All lines below must be repeated exactly, with the pictures omitted.
BEGIN Exercise data
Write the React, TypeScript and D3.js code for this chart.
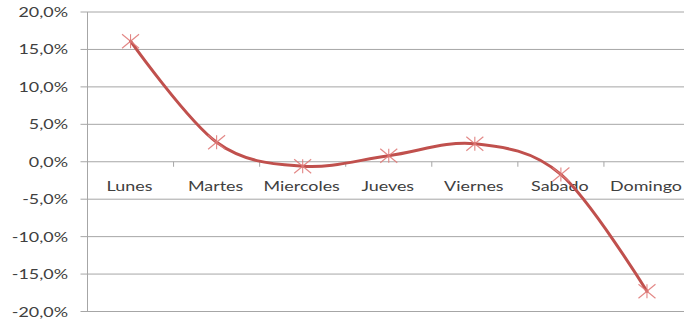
import React from "react";
import * as d3 from "d3";

// Weekly variation by day
const days = ["Lunes", "Martes", "Miercoles", "Jueves", "Viernes", "Sabado", "Domingo"];
const variation = [16.1, 2.6, -0.6, 0.8, 2.4, -1.7, -17.3];
const yTicks = [20, 15, 10, 5, 0, -5, -10, -15, -20];

const W = 684;
const H = 322;
const left = 87.5;
const right = 690;
const top = 12;
const bottom = 311.5;
const sx = 1.28; // horizontal text stretch

const fmt = (v: number) => v.toFixed(1).replace(".", ",") + "%";

export default function App() {
  const x = d3.scaleBand<string>().domain(days).range([left, right]);
  const y = d3.scaleLinear().domain([-20, 20]).range([bottom, top]);
  const cx = (d: string) => (x(d) as number) + x.bandwidth() / 2;

  const line = d3
    .line<number>()
    .x((_, i) => cx(days[i]))
    .y((v) => y(v))
    .curve(d3.curveCardinal.tension(0));

  const font = "Lato, 'Open Sans', sans-serif";
  const textColor = "#404040";
  const grid = "#a6a6a6";

  return (
    <svg
      width={W}
      height={H}
      style={{ position: "absolute", left: 0, top: 0, background: "#fff" }}
    >
      {yTicks.map((t) => (
        <g key={t}>
          <line x1={left - 7} x2={W} y1={y(t)} y2={y(t)} stroke={grid} strokeWidth={1} />
          <g transform={`translate(${68},${y(t) + 5}) scale(${sx},1)`}>
            <text textAnchor="end" fontFamily={font} fontSize={14} fill={textColor}>
              {fmt(t)}
            </text>
          </g>
        </g>
      ))}
      <line x1={left} x2={left} y1={top} y2={bottom} stroke={grid} strokeWidth={1} />
      {days.map((d, i) =>
        i === 0 ? null : (
          <line
            key={"t" + d}
            x1={x(d) as number}
            x2={x(d) as number}
            y1={y(0)}
            y2={y(0) + 5}
            stroke={grid}
            strokeWidth={1}
          />
        )
      )}
      {days.map((d) => (
        <g key={"l" + d} transform={`translate(${cx(d) - 1},${191}) scale(${sx},1)`}>
          <text textAnchor="middle" fontFamily={font} fontSize={14} fill={textColor}>
            {d}
          </text>
        </g>
      ))}
      <path d={line(variation) || ""} fill="none" stroke="#c0504d" strokeWidth={3} strokeLinecap="round" />
      {variation.map((v, i) => {
        const px = cx(days[i]);
        const py = y(v);
        const hx = 8.5;
        const hy = 7;
        return (
          <g key={"m" + i} stroke="#e07a78" strokeWidth={1.1} opacity={0.9}>
            <line x1={px - hx} y1={py - hy} x2={px + hx} y2={py + hy} />
            <line x1={px - hx} y1={py + hy} x2={px + hx} y2={py - hy} />
            <line x1={px} y1={py - hy} x2={px} y2={py + hy} />
          </g>
        );
      })}
    </svg>
  );
}
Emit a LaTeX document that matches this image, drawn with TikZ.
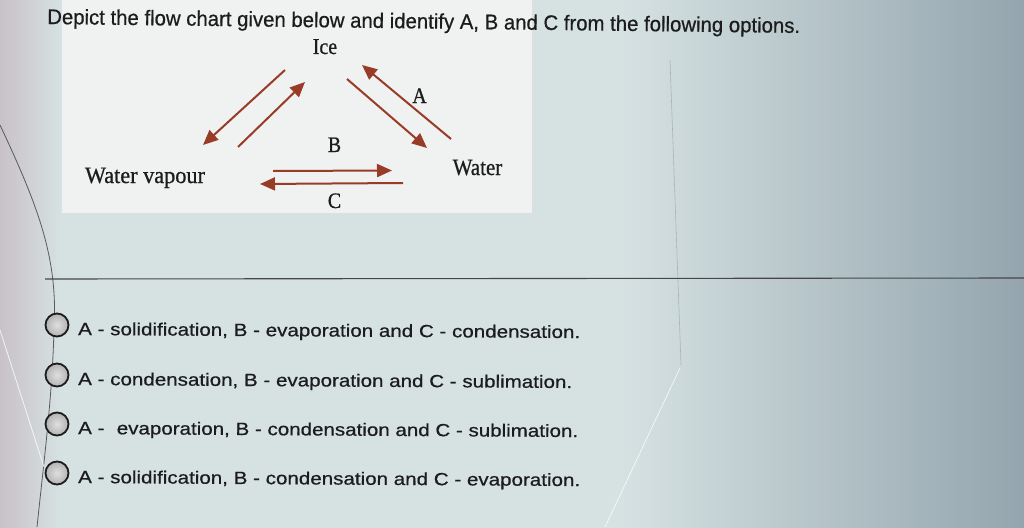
\documentclass[tikz,border=0pt]{standalone}
\usepackage{fontspec}
\setmainfont{Liberation Serif}[FakeBold=0.5]
\setsansfont{Liberation Sans}
\newfontfamily\optfont{Liberation Sans}[FakeBold=0.6]
\newfontfamily\serfont{Liberation Serif}[FakeBold=0.8]
\usetikzlibrary{arrows.meta}
\definecolor{arrowc}{HTML}{983C27}
\definecolor{bgmid}{HTML}{D6E2E2}
\definecolor{bgleft}{HTML}{C7BFC6}
\definecolor{bgright}{HTML}{93A4AE}
\definecolor{panelc}{HTML}{F4F5F4}
\definecolor{textc}{HTML}{1C1C1C}
\tikzset{
  arr/.style={draw=arrowc, line width=2pt, -{Triangle[length=15pt,width=13pt]}},
  serlab/.style={font=\serfont\fontsize{21}{24}\selectfont, text=textc, inner sep=0pt, anchor=base},
  optbox/.style={circle, draw=textc, line width=1.8pt, inner color=gray!25, outer color=gray!60, minimum size=23pt, inner sep=0pt},
  opttext/.style={anchor=base west, inner sep=0pt, rotate=-0.35, text=textc, font=\optfont}
}
\begin{document}
\begin{tikzpicture}[x=1pt,y=-1pt]
\useasboundingbox (0,0) rectangle (1024,527);
% background
\fill[bgmid] (-5,-5) rectangle (1030,532);
\shade[left color=bgmid, right color=bgright] (620,-5) rectangle (1030,532);
\shade[left color=bgleft, right color=bgmid] (-5,-5) rectangle (62,532);
\fill[panelc, opacity=0.85] (62,-5) rectangle (532,213);
% photo artefacts
\draw[gray!70!black, line width=0.8pt] (0,125) .. controls (40,210) and (58,260) .. (54,330) .. controls (52,400) and (44,460) .. (37,527);
\draw[white, line width=0.8pt, opacity=0.8] (0,330) -- (44,467);
\draw[gray!60, line width=0.6pt] (670,60) -- (681,365);
\draw[white, line width=0.7pt, opacity=0.8] (680,368) -- (605,527);
\draw[gray!55!black, line width=1.1pt] (45,279) -- (1024,278);
% title
\node[anchor=base west, inner sep=0pt, rotate=-0.68, text=textc, font=\optfont] (title) at (47,24)
  {\resizebox{753pt}{15.3pt}{Depict the flow chart given below and identify A, B and C from the following options.}};
% diagram nodes
\node[serlab] (ice) at (325,54) {\scalebox{0.95}[1.08]{Ice}};
\node[serlab] (vap) at (145,183) {\scalebox{1.06}[1.12]{Water vapour}};
\node[serlab] (wat) at (477.5,175) {\scalebox{1.0}[1.12]{Water}};
\node[serlab] (la) at (419.5,103) {\scalebox{0.95}[1.05]{A}};
\node[serlab] (lb) at (334.5,152) {\scalebox{0.95}[1.05]{B}};
\node[serlab] (lc) at (334.5,208) {\scalebox{0.95}[1.05]{C}};
% connector end points
\coordinate (iv1) at (285,70);  \coordinate (iv2) at (203,145);
\coordinate (vi1) at (238,147); \coordinate (vi2) at (305,82);
\coordinate (iw1) at (347,79);  \coordinate (iw2) at (427,148);
\coordinate (wi1) at (451,139); \coordinate (wi2) at (362,65);
\coordinate (b1) at (273,171);  \coordinate (b2) at (392,170.5);
\coordinate (c1) at (403,183);  \coordinate (c2) at (260,184);
\draw[arr] (iv1) -- (iv2);
\draw[arr] (vi1) -- (vi2);
\draw[arr] (iw1) -- (iw2);
\draw[arr] (wi1) -- (wi2);
\draw[arr] (b1) -- (b2);
\draw[arr] (c1) -- (c2);
% options
\node[optbox] (r1) at (57,325) {};
\node[optbox] (r2) at (57,375) {};
\node[optbox] (r3) at (57,424) {};
\node[optbox] (r4) at (57,473) {};
\node[opttext] (o1) at (78,335) {\resizebox{502pt}{12.8pt}{A - solidification, B - evaporation and C - condensation.}};
\node[opttext] (o2) at (78,385) {\resizebox{494pt}{12.8pt}{A - condensation, B - evaporation and C - sublimation.}};
\node[opttext] (o3) at (78,434) {\resizebox{500pt}{12.8pt}{A -\hspace{0.6em}evaporation, B - condensation and C - sublimation.}};
\node[opttext] (o4) at (78,483) {\resizebox{502pt}{12.8pt}{A - solidification, B - condensation and C - evaporation.}};
\end{tikzpicture}
\end{document}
END Exercise data
Exercise solution:
Write the React, TypeScript and D3.js code for this chart.
import React from "react";
import * as d3 from "d3";

// Weekly variation by day
const days = ["Lunes", "Martes", "Miercoles", "Jueves", "Viernes", "Sabado", "Domingo"];
const variation = [16.1, 2.6, -0.6, 0.8, 2.4, -1.7, -17.3];
const yTicks = [20, 15, 10, 5, 0, -5, -10, -15, -20];

const W = 684;
const H = 322;
const left = 87.5;
const right = 690;
const top = 12;
const bottom = 311.5;
const sx = 1.28; // horizontal text stretch

const fmt = (v: number) => v.toFixed(1).replace(".", ",") + "%";

export default function App() {
  const x = d3.scaleBand<string>().domain(days).range([left, right]);
  const y = d3.scaleLinear().domain([-20, 20]).range([bottom, top]);
  const cx = (d: string) => (x(d) as number) + x.bandwidth() / 2;

  const line = d3
    .line<number>()
    .x((_, i) => cx(days[i]))
    .y((v) => y(v))
    .curve(d3.curveCardinal.tension(0));

  const font = "Lato, 'Open Sans', sans-serif";
  const textColor = "#404040";
  const grid = "#a6a6a6";

  return (
    <svg
      width={W}
      height={H}
      style={{ position: "absolute", left: 0, top: 0, background: "#fff" }}
    >
      {yTicks.map((t) => (
        <g key={t}>
          <line x1={left - 7} x2={W} y1={y(t)} y2={y(t)} stroke={grid} strokeWidth={1} />
          <g transform={`translate(${68},${y(t) + 5}) scale(${sx},1)`}>
            <text textAnchor="end" fontFamily={font} fontSize={14} fill={textColor}>
              {fmt(t)}
            </text>
          </g>
        </g>
      ))}
      <line x1={left} x2={left} y1={top} y2={bottom} stroke={grid} strokeWidth={1} />
      {days.map((d, i) =>
        i === 0 ? null : (
          <line
            key={"t" + d}
            x1={x(d) as number}
            x2={x(d) as number}
            y1={y(0)}
            y2={y(0) + 5}
            stroke={grid}
            strokeWidth={1}
          />
        )
      )}
      {days.map((d) => (
        <g key={"l" + d} transform={`translate(${cx(d) - 1},${191}) scale(${sx},1)`}>
          <text textAnchor="middle" fontFamily={font} fontSize={14} fill={textColor}>
            {d}
          </text>
        </g>
      ))}
      <path d={line(variation) || ""} fill="none" stroke="#c0504d" strokeWidth={3} strokeLinecap="round" />
      {variation.map((v, i) => {
        const px = cx(days[i]);
        const py = y(v);
        const hx = 8.5;
        const hy = 7;
        return (
          <g key={"m" + i} stroke="#e07a78" strokeWidth={1.1} opacity={0.9}>
            <line x1={px - hx} y1={py - hy} x2={px + hx} y2={py + hy} />
            <line x1={px - hx} y1={py + hy} x2={px + hx} y2={py - hy} />
            <line x1={px} y1={py - hy} x2={px} y2={py + hy} />
          </g>
        );
      })}
    </svg>
  );
}
Emit a LaTeX document that matches this image, drawn with TikZ.
\documentclass[tikz,border=0pt]{standalone}
\usepackage{fontspec}
\setmainfont{Liberation Serif}[FakeBold=0.5]
\setsansfont{Liberation Sans}
\newfontfamily\optfont{Liberation Sans}[FakeBold=0.6]
\newfontfamily\serfont{Liberation Serif}[FakeBold=0.8]
\usetikzlibrary{arrows.meta}
\definecolor{arrowc}{HTML}{983C27}
\definecolor{bgmid}{HTML}{D6E2E2}
\definecolor{bgleft}{HTML}{C7BFC6}
\definecolor{bgright}{HTML}{93A4AE}
\definecolor{panelc}{HTML}{F4F5F4}
\definecolor{textc}{HTML}{1C1C1C}
\tikzset{
  arr/.style={draw=arrowc, line width=2pt, -{Triangle[length=15pt,width=13pt]}},
  serlab/.style={font=\serfont\fontsize{21}{24}\selectfont, text=textc, inner sep=0pt, anchor=base},
  optbox/.style={circle, draw=textc, line width=1.8pt, inner color=gray!25, outer color=gray!60, minimum size=23pt, inner sep=0pt},
  opttext/.style={anchor=base west, inner sep=0pt, rotate=-0.35, text=textc, font=\optfont}
}
\begin{document}
\begin{tikzpicture}[x=1pt,y=-1pt]
\useasboundingbox (0,0) rectangle (1024,527);
% background
\fill[bgmid] (-5,-5) rectangle (1030,532);
\shade[left color=bgmid, right color=bgright] (620,-5) rectangle (1030,532);
\shade[left color=bgleft, right color=bgmid] (-5,-5) rectangle (62,532);
\fill[panelc, opacity=0.85] (62,-5) rectangle (532,213);
% photo artefacts
\draw[gray!70!black, line width=0.8pt] (0,125) .. controls (40,210) and (58,260) .. (54,330) .. controls (52,400) and (44,460) .. (37,527);
\draw[white, line width=0.8pt, opacity=0.8] (0,330) -- (44,467);
\draw[gray!60, line width=0.6pt] (670,60) -- (681,365);
\draw[white, line width=0.7pt, opacity=0.8] (680,368) -- (605,527);
\draw[gray!55!black, line width=1.1pt] (45,279) -- (1024,278);
% title
\node[anchor=base west, inner sep=0pt, rotate=-0.68, text=textc, font=\optfont] (title) at (47,24)
  {\resizebox{753pt}{15.3pt}{Depict the flow chart given below and identify A, B and C from the following options.}};
% diagram nodes
\node[serlab] (ice) at (325,54) {\scalebox{0.95}[1.08]{Ice}};
\node[serlab] (vap) at (145,183) {\scalebox{1.06}[1.12]{Water vapour}};
\node[serlab] (wat) at (477.5,175) {\scalebox{1.0}[1.12]{Water}};
\node[serlab] (la) at (419.5,103) {\scalebox{0.95}[1.05]{A}};
\node[serlab] (lb) at (334.5,152) {\scalebox{0.95}[1.05]{B}};
\node[serlab] (lc) at (334.5,208) {\scalebox{0.95}[1.05]{C}};
% connector end points
\coordinate (iv1) at (285,70);  \coordinate (iv2) at (203,145);
\coordinate (vi1) at (238,147); \coordinate (vi2) at (305,82);
\coordinate (iw1) at (347,79);  \coordinate (iw2) at (427,148);
\coordinate (wi1) at (451,139); \coordinate (wi2) at (362,65);
\coordinate (b1) at (273,171);  \coordinate (b2) at (392,170.5);
\coordinate (c1) at (403,183);  \coordinate (c2) at (260,184);
\draw[arr] (iv1) -- (iv2);
\draw[arr] (vi1) -- (vi2);
\draw[arr] (iw1) -- (iw2);
\draw[arr] (wi1) -- (wi2);
\draw[arr] (b1) -- (b2);
\draw[arr] (c1) -- (c2);
% options
\node[optbox] (r1) at (57,325) {};
\node[optbox] (r2) at (57,375) {};
\node[optbox] (r3) at (57,424) {};
\node[optbox] (r4) at (57,473) {};
\node[opttext] (o1) at (78,335) {\resizebox{502pt}{12.8pt}{A - solidification, B - evaporation and C - condensation.}};
\node[opttext] (o2) at (78,385) {\resizebox{494pt}{12.8pt}{A - condensation, B - evaporation and C - sublimation.}};
\node[opttext] (o3) at (78,434) {\resizebox{500pt}{12.8pt}{A -\hspace{0.6em}evaporation, B - condensation and C - sublimation.}};
\node[opttext] (o4) at (78,483) {\resizebox{502pt}{12.8pt}{A - solidification, B - condensation and C - evaporation.}};
\end{tikzpicture}
\end{document}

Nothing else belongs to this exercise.